== Provided data ==
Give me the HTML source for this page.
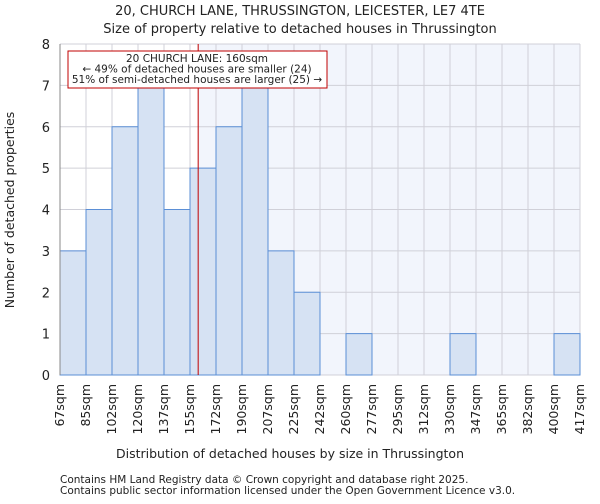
<!DOCTYPE html>
<html><head><meta charset="utf-8"><style>
body{margin:0;background:#fff;font-family:"DejaVu Sans","Liberation Sans",sans-serif}
svg text{font-family:"DejaVu Sans","Liberation Sans",sans-serif;fill:#222}
</style></head><body>
<svg id="c" width="600" height="500">
<text x="300" y="15" font-size="13" text-anchor="middle">20, CHURCH LANE, THRUSSINGTON, LEICESTER, LE7 4TE</text>
<text x="300" y="33" font-size="13" text-anchor="middle">Size of property relative to detached houses in Thrussington</text>
<g id="plot"></g>
<text x="290" y="458" font-size="12.5" text-anchor="middle">Distribution of detached houses by size in Thrussington</text>
<text transform="translate(14,210) rotate(-90)" font-size="12.5" text-anchor="middle">Number of detached properties</text>
<text x="60" y="483" font-size="10.5">Contains HM Land Registry data © Crown copyright and database right 2025.</text>
<text x="60" y="494" font-size="10.5">Contains public sector information licensed under the Open Government Licence v3.0.</text>
</svg>
<script>
const binEdges=[67,85,102,120,137,155,172,190,207,225,242,260,277,295,312,330,347,365,382,400,417];
const counts=[3,4,6,7,4,5,6,7,3,2,0,1,0,0,0,1,0,0,0,1];
const yTicks=[0,1,2,3,4,5,6,7,8];
const propertySize=160;
const X0=60,X1=580,Y0=375,Y1=44,NS="http://www.w3.org/2000/svg";
const xs=i=>X0+(X1-X0)*i/(binEdges.length-1);
const xv=v=>X0+(X1-X0)*(v-binEdges[0])/(binEdges[binEdges.length-1]-binEdges[0]);
const ys=v=>Y0-(Y0-Y1)*v/8;
const g=document.getElementById('plot');
function mk(t,a){const e=document.createElementNS(NS,t);for(const k in a)e.setAttribute(k,a[k]);g.appendChild(e);return e;}
const lx=xv(propertySize);
let r=mk('rect',{x:lx,y:Y1,width:X1-lx,height:Y0-Y1,fill:'#f2f5fc'});


binEdges.forEach((b,i)=>{const l=mk('line',{x1:xs(i),x2:xs(i),y1:Y1,y2:Y0,stroke:'#d0d0d8','stroke-width':1});

});
yTicks.forEach(t=>{const l=mk('line',{x1:X0,x2:X1,y1:ys(t),y2:ys(t),stroke:'#d0d0d8','stroke-width':1});


const tx=mk('text',{x:X0-10,y:ys(t)+5,'font-size':13,'text-anchor':'end'});tx.textContent=t;

});
counts.forEach((c,i)=>{if(!c)return;const b=mk('rect',{x:xs(i),y:ys(c),width:xs(i+1)-xs(i),height:Y0-ys(c),fill:'#d6e2f3',stroke:'#5b8fd6','stroke-width':1});

});
binEdges.forEach((b,i)=>{const x=xs(i)+4;const t=mk('text',{transform:`translate(${x},384) rotate(-90)`,'font-size':12.5,'text-anchor':'end'});t.textContent=b+'sqm';

});
const ax=mk('line',{x1:X0,x2:X0,y1:Y1,y2:Y0,stroke:'#888'});


const pl=mk('line',{x1:lx,x2:lx,y1:Y1,y2:Y0,stroke:'#c00000','stroke-width':1});


const bx=mk('rect',{x:68,y:51,width:259,height:37,fill:'#fff',stroke:'#c00000','stroke-width':1});


["20 CHURCH LANE: 160sqm","← 49% of detached houses are smaller (24)","51% of semi-detached houses are larger (25) →"].forEach((s,i)=>{const t=mk('text',{x:197,y:62+i*10.5,'font-size':10.5,'text-anchor':'middle'});t.textContent=s;

});
</script>
</body></html>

== Instructions to follow ==
Return the material word for word. Pictures are not part of the copy.

== Written response ==
Give me the HTML source for this page.
<!DOCTYPE html>
<html><head><meta charset="utf-8"><style>
body{margin:0;background:#fff;font-family:"DejaVu Sans","Liberation Sans",sans-serif}
svg text{font-family:"DejaVu Sans","Liberation Sans",sans-serif;fill:#222}
</style></head><body>
<svg id="c" width="600" height="500">
<text x="300" y="15" font-size="13" text-anchor="middle">20, CHURCH LANE, THRUSSINGTON, LEICESTER, LE7 4TE</text>
<text x="300" y="33" font-size="13" text-anchor="middle">Size of property relative to detached houses in Thrussington</text>
<g id="plot"></g>
<text x="290" y="458" font-size="12.5" text-anchor="middle">Distribution of detached houses by size in Thrussington</text>
<text transform="translate(14,210) rotate(-90)" font-size="12.5" text-anchor="middle">Number of detached properties</text>
<text x="60" y="483" font-size="10.5">Contains HM Land Registry data © Crown copyright and database right 2025.</text>
<text x="60" y="494" font-size="10.5">Contains public sector information licensed under the Open Government Licence v3.0.</text>
</svg>
<script>
const binEdges=[67,85,102,120,137,155,172,190,207,225,242,260,277,295,312,330,347,365,382,400,417];
const counts=[3,4,6,7,4,5,6,7,3,2,0,1,0,0,0,1,0,0,0,1];
const yTicks=[0,1,2,3,4,5,6,7,8];
const propertySize=160;
const X0=60,X1=580,Y0=375,Y1=44,NS="http://www.w3.org/2000/svg";
const xs=i=>X0+(X1-X0)*i/(binEdges.length-1);
const xv=v=>X0+(X1-X0)*(v-binEdges[0])/(binEdges[binEdges.length-1]-binEdges[0]);
const ys=v=>Y0-(Y0-Y1)*v/8;
const g=document.getElementById('plot');
function mk(t,a){const e=document.createElementNS(NS,t);for(const k in a)e.setAttribute(k,a[k]);g.appendChild(e);return e;}
const lx=xv(propertySize);
let r=mk('rect',{x:lx,y:Y1,width:X1-lx,height:Y0-Y1,fill:'#f2f5fc'});


binEdges.forEach((b,i)=>{const l=mk('line',{x1:xs(i),x2:xs(i),y1:Y1,y2:Y0,stroke:'#d0d0d8','stroke-width':1});

});
yTicks.forEach(t=>{const l=mk('line',{x1:X0,x2:X1,y1:ys(t),y2:ys(t),stroke:'#d0d0d8','stroke-width':1});


const tx=mk('text',{x:X0-10,y:ys(t)+5,'font-size':13,'text-anchor':'end'});tx.textContent=t;

});
counts.forEach((c,i)=>{if(!c)return;const b=mk('rect',{x:xs(i),y:ys(c),width:xs(i+1)-xs(i),height:Y0-ys(c),fill:'#d6e2f3',stroke:'#5b8fd6','stroke-width':1});

});
binEdges.forEach((b,i)=>{const x=xs(i)+4;const t=mk('text',{transform:`translate(${x},384) rotate(-90)`,'font-size':12.5,'text-anchor':'end'});t.textContent=b+'sqm';

});
const ax=mk('line',{x1:X0,x2:X0,y1:Y1,y2:Y0,stroke:'#888'});


const pl=mk('line',{x1:lx,x2:lx,y1:Y1,y2:Y0,stroke:'#c00000','stroke-width':1});


const bx=mk('rect',{x:68,y:51,width:259,height:37,fill:'#fff',stroke:'#c00000','stroke-width':1});


["20 CHURCH LANE: 160sqm","← 49% of detached houses are smaller (24)","51% of semi-detached houses are larger (25) →"].forEach((s,i)=>{const t=mk('text',{x:197,y:62+i*10.5,'font-size':10.5,'text-anchor':'middle'});t.textContent=s;

});
</script>
</body></html>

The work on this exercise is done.